“Godslayers” tells its epic in grand strokes.
As the sequel to Zoe Hana Mikuta’s 2021 breakout hit “Gearbreakers,” “Godslayers” by and large keeps the momentum going. Like the first novel, it manages to be several things at once: an exhilarating series of mecha battles, a tender romance, and a profound social commentary.
“Godslayers” begins tense, with the stakes higher than ever. In the Badlands, the tyrannical empire of Godolia maintains its reign through the use of their giant mecha weapons known as Windups. Dissent finds a way to live on, as the rebellious Gearbreakers combat them day in and day out. In the leadup to this novel, the Gearbreakers lead a successful operation that deals a critical blow to their oppressors.
Their victory is short lived, however. Gearbreaker Eris and Godolia rebel Sona, whose blossoming relationship forms the core of the first novel, have been separated in the wake of the last book’s climax. Worse, Sona is captured by her former superiors, and brainwashed to align herself with Godolia once more. Eris and Sona’s arc now forms a new story — of two young women trying to find their way back to each other, both of them scarred and changed by the ever-grim fighting of the world surrounding them.

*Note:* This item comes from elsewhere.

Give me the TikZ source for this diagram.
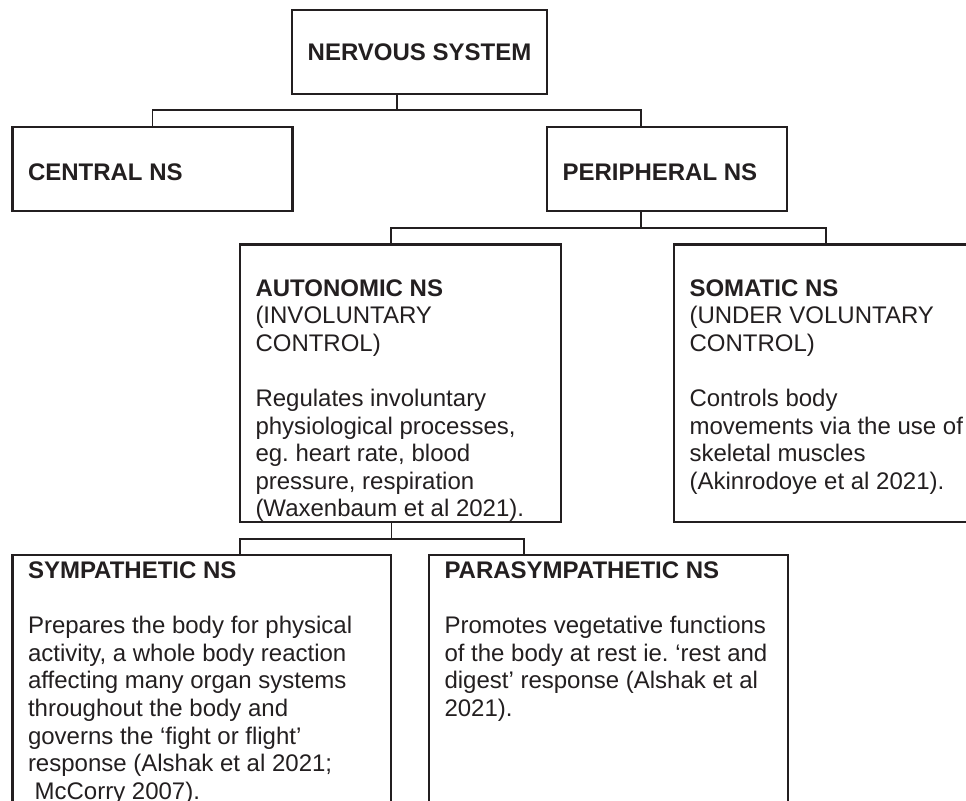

A particular kind of clarity comes through in the novel’s pages that wasn’t as present in its predecessor; Mikuta’s growth as a writer is palpable. The alternating narrations of her two protagonists hit harder, their feelings laid out on the page bleed rawer. Experimentation with first-person POV in particular leads to some of the story’s most visceral moments.
And it’s in these moments where the novel’s commentary shines brightest. “Godslayers” spins a tale of young adults coming of age in a violent world inherited from the generations before them.
In a land full of conflict, scarcity, and oppression, Mikuta pulls no punches in showing the kind of damage this does on the psyches of our younger generation. Her protagonists possess such a deeply relatable anger towards the unfairness of the conditions passed down to them. Eris and Sona’s struggles to break free from the endless cycles of violence makes for a truly gripping read.